Gary, IN
28 Sept, 2011
If you like this CD, The Onion hates you. |
For some, epiphany comes in the dense silence of church. For others, ultimate realization whispers among the Rocky Mountain pines. For Charly Green, 32, epiphany came yesterday afternoon, in the hallway outside his basement apartment.
“I locked myself out,” Charly grins, “and I was
waiting for the super. To kill time I surfed the Onion’s A.V. Club. They had an
article about the best music of 1993, and—bam!—epiphany."

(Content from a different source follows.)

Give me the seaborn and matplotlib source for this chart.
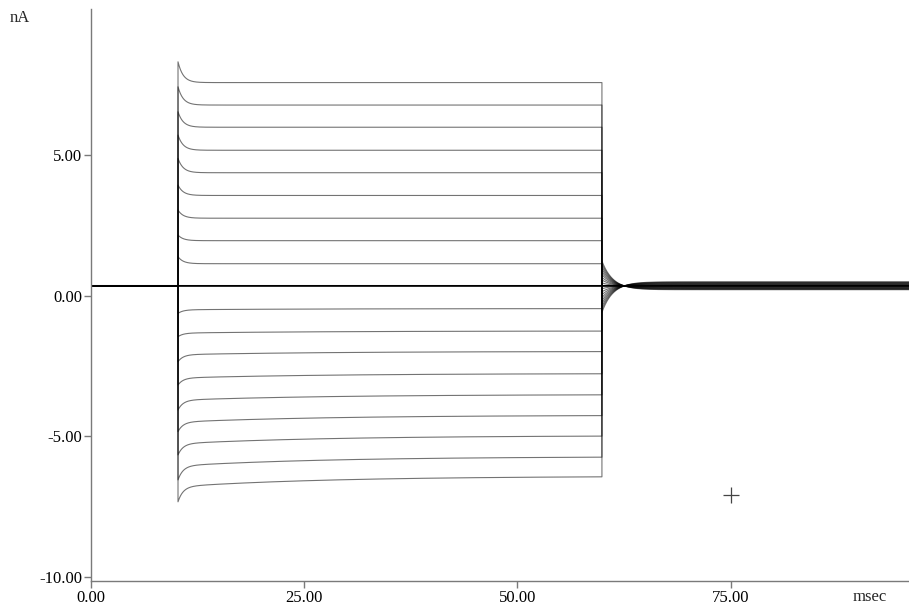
import numpy as np
import pandas as pd
import matplotlib
matplotlib.use("Agg")
import matplotlib.pyplot as plt
import seaborn as sns

# ---- data (currents in nA, time in msec) ----
t_on_ms = 10.2
t_off_ms = 59.9
t_end_ms = 95.9
baseline_nA = 0.35
# transient peak right after the voltage step
peak_nA = [8.33, 7.44, 6.55, 5.72, 4.89, 3.94, 3.05, 2.16, 1.39, 0.35,
           -0.63, -1.46, -2.35, -3.18, -4.07, -4.84, -5.67, -6.56, -7.34]
# plateau just after the fast transient
early_nA = [7.59, 6.79, 6.00, 5.18, 4.38, 3.57, 2.76, 1.96, 1.14, 0.35,
            -0.50, -1.33, -2.10, -2.93, -3.72, -4.50, -5.27, -6.06, -6.80]
# plateau at the end of the step
end_nA = [7.59, 6.79, 6.00, 5.18, 4.38, 3.57, 2.76, 1.96, 1.14, 0.35,
          -0.46, -1.26, -1.99, -2.78, -3.53, -4.27, -5.00, -5.75, -6.45]
tau_fast_ms = 0.6
tau_slow_ms = 18.0
tail_ratio = 0.15      # off-transient size relative to the step
tau_tail_ms = 1.3
band_ratio = 0.02      # residual spread of traces after the step
cursor_x = [75.0]
cursor_y = [-7.10]
x_ticks = [0, 25, 50, 75]
y_ticks = [-10, -5, 0, 5]

# ---- build traces ----
dt = 0.02
rows = []
D = t_off_ms - t_on_ms
for k, (pk, e0, e1) in enumerate(zip(peak_nA, early_nA, end_nA)):
    t_pre = np.arange(0.0, t_on_ms + 1e-9, dt)
    i_pre = np.full_like(t_pre, baseline_nA)
    t_step = np.arange(t_on_ms, t_off_ms + 1e-9, dt)
    d = t_step - t_on_ms
    w = (np.exp(-d / tau_slow_ms) - np.exp(-D / tau_slow_ms)) / (1 - np.exp(-D / tau_slow_ms))
    plateau = e1 + (e0 - e1) * w
    i_step = plateau + (pk - e0) * np.exp(-d / tau_fast_ms)
    step = e1 - baseline_nA
    t_post = np.arange(t_off_ms, t_end_ms + 1e-9, dt)
    i_post = (baseline_nA + band_ratio * step
              - tail_ratio * step * np.exp(-(t_post - t_off_ms) / tau_tail_ms))
    t_all = np.concatenate([t_pre, t_step, t_post])
    i_all = np.concatenate([i_pre, i_step, i_post])
    rows.append(pd.DataFrame({"t": t_all, "I": i_all, "trace": k}))
df = pd.concat(rows, ignore_index=True)
zero_idx = 9

# ---- plot ----
sns.set_style("ticks")
plt.rcParams["font.family"] = ["Liberation Serif", "DejaVu Serif"]
plt.rcParams["axes.unicode_minus"] = False

fig = plt.figure(figsize=(9.09, 6.08), dpi=100)
ax = fig.add_axes([91 / 909, 27 / 608, 1 - 91 / 909, (581 - 9.3) / 608])

sns.lineplot(data=df, x="t", y="I", units="trace", estimator=None, sort=False,
             color="black", alpha=0.55, linewidth=0.8, ax=ax, legend=False)
sns.lineplot(data=df[df["trace"] == zero_idx], x="t", y="I", estimator=None,
             sort=False, color="black", linewidth=1.3, ax=ax, legend=False)
sns.scatterplot(x=cursor_x, y=cursor_y, marker="+", s=120, color="#444444",
                linewidth=0.9, ax=ax, legend=False)

ax.set_xlim(0, t_end_ms)
ax.set_ylim(-10.16, 10.2)
ax.set_xticks(x_ticks)
ax.set_yticks(y_ticks)
ax.set_xticklabels([f"{v:.2f}" for v in x_ticks])
ax.set_yticklabels([f"{v:.2f}" for v in y_ticks])
ax.set_xlabel("")
ax.set_ylabel("")
for s in ("top", "right"):
    ax.spines[s].set_visible(False)
for s in ("left", "bottom"):
    ax.spines[s].set_color("#7a7a7a")
    ax.spines[s].set_linewidth(1.0)
ax.tick_params(axis="both", length=5, width=1.0, color="#7a7a7a",
               labelsize=12, labelcolor="black", pad=1.5)

fig.text(10 / 909, 1 - 18 / 608, "nA", fontsize=12, va="center", ha="left")
fig.text(870 / 909, 1 - 597 / 608, "msec", fontsize=12, va="center", ha="center")

fig.savefig("out.png", dpi=100)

Green expected treatises on
Nirvana, Pearl Jam and Green Day; instead he found rants on Sugar, Screeching
Weasel and J Church. At that moment,
approximately 2:34 p.m., Charly realized his wretched taste in music. Spin
Doctors, who had previously inhabited a soft place in Charly’s heart, were
likened to a black hole destroying all things good.
“I used to jam ‘Little Miss Can’t
be Wrong’ in my car,” Green says in his staccato drawl, “thank God the A.V.

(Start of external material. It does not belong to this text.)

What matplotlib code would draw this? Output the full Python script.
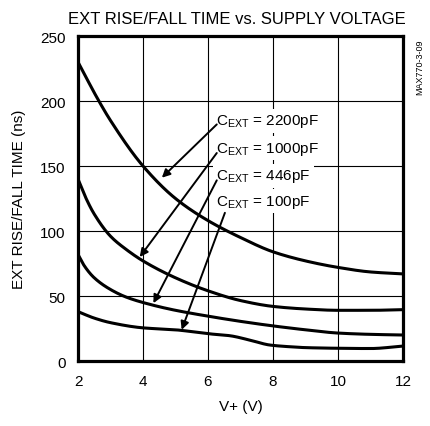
import matplotlib
matplotlib.use("Agg")
import matplotlib.pyplot as plt
import numpy as np
from matplotlib import font_manager

# pick a narrow sans if available
names = {f.name for f in font_manager.fontManager.ttflist}
FONT = "Liberation Sans Narrow" if "Liberation Sans Narrow" in names else "Liberation Sans"
plt.rcParams["font.family"] = [FONT, "DejaVu Sans"]
plt.rcParams["mathtext.fontset"] = "custom"
plt.rcParams["mathtext.rm"] = FONT
plt.rcParams["mathtext.it"] = FONT

# data
v_2200 = [2, 2.62, 3, 4, 5, 6, 7, 8, 9, 10, 11, 12]
t_2200 = [230, 201, 185, 150, 125, 108, 95, 84, 77, 72, 68.5, 67]

v_1000 = [2, 2.25, 2.5, 3, 3.5, 4, 5, 6, 7, 8, 9, 10, 11, 12]
t_1000 = [140, 125, 113, 96, 85.5, 77, 64, 54, 46.5, 42, 40, 39, 39, 39.5]

v_446 = [2, 2.2, 2.5, 3, 3.5, 4.3, 5, 6, 7, 8, 9, 10, 11, 12]
t_446 = [82, 73, 64, 55, 49, 43, 39, 34.5, 30.5, 27, 24, 21.5, 20.5, 20]

v_100 = [2, 2.5, 3, 4, 5, 6, 6.66, 7.3, 7.9, 8.5, 9, 10, 11, 12]
t_100 = [38, 33, 29.5, 25.5, 24, 21, 19.5, 16, 12.3, 11, 10.3, 9.8, 9.6, 11.5]

labels = ["2200pF", "1000pF", "446pF", "100pF"]
label_x = [6.25, 6.25, 6.25, 6.25]
label_y = [185, 163.5, 142.5, 123]
arrow_tail = [(6.27, 182), (6.27, 160), (6.27, 139), (6.52, 114)]
arrow_head = [(4.58, 141), (3.9, 80), (4.32, 44.5), (5.19, 24)]

xticks = [2, 4, 6, 8, 10, 12]
yticks = [0, 50, 100, 150, 200, 250]


def pchip(x, y, xs):
    # monotone cubic through the read points, only to draw a smooth line
    x = np.asarray(x, float)
    y = np.asarray(y, float)
    h = np.diff(x)
    d = np.diff(y) / h
    m = np.zeros_like(y)
    for k in range(1, len(x) - 1):
        if d[k - 1] * d[k] > 0:
            w1 = 2 * h[k] + h[k - 1]
            w2 = h[k] + 2 * h[k - 1]
            m[k] = (w1 + w2) / (w1 / d[k - 1] + w2 / d[k])
    m[0] = d[0]
    m[-1] = d[-1]
    i = np.clip(np.searchsorted(x, xs) - 1, 0, len(x) - 2)
    t = (xs - x[i]) / h[i]
    h00 = 2 * t**3 - 3 * t**2 + 1
    h10 = t**3 - 2 * t**2 + t
    h01 = -2 * t**3 + 3 * t**2
    h11 = t**3 - t**2
    return h00 * y[i] + h10 * h[i] * m[i] + h01 * y[i + 1] + h11 * h[i] * m[i + 1]


fig = plt.figure(figsize=(4.3, 4.27), dpi=100)
ax = fig.add_axes([0.1814, 0.1522, 0.7558, 0.7611])

ax.set_xlim(2, 12)
ax.set_ylim(0, 250)
ax.set_xticks(xticks)
ax.set_yticks(yticks)
ax.grid(True, color="black", linewidth=0.8)
ax.tick_params(length=0, labelsize=11, pad=9)
for s in ax.spines.values():
    s.set_linewidth(2.3)

xs = np.linspace(2, 12, 400)
for v, t in [(v_2200, t_2200), (v_1000, t_1000), (v_446, t_446), (v_100, t_100)]:
    ax.plot(xs, pchip(v, t, xs), color="black", linewidth=2.2, zorder=3)

for lab, lx, ly, tail, head in zip(labels, label_x, label_y, arrow_tail, arrow_head):
    ax.text(lx, ly, r"C$_{\mathrm{EXT}}$ = " + lab, fontsize=11, va="center", ha="left",
            bbox=dict(facecolor="white", edgecolor="none", pad=2.5), zorder=4)
    ax.annotate("", xy=head, xytext=tail,
                arrowprops=dict(arrowstyle="-|>", color="black", lw=1.4,
                                mutation_scale=12, shrinkA=0, shrinkB=0), zorder=5)

ax.set_xlabel("V+ (V)", fontsize=11, labelpad=8)
ax.set_ylabel("EXT RISE/FALL TIME (ns)", fontsize=11, labelpad=10)
fig.text(0.552, 0.955, "EXT RISE/FALL TIME vs. SUPPLY VOLTAGE", fontsize=12,
         ha="center", va="center")
fig.text(0.977, 0.908, "MAX770-3-09", fontsize=6.5, rotation=90, ha="center", va="top")

fig.savefig("out.png", dpi=100)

Club showed me the error of my ways.”
After reading about Digable
Planets, Ben Weasel, Superchunk, Seaweed, et. al, Green came to an inevitable
realization:
“All my favorite music sucks.”
As penance for his auditory sins,
Green is currently trudging through Yo La Tengo’s entire discography. “I’m just
glad it happened when it did,” Green sighs. “I mean, I could have gone my whole
life listening to the crappy music I liked.” Green takes a long breath as his mp3
player switches to a Sunny Day Real Estate EP. “I shudder at the thought.”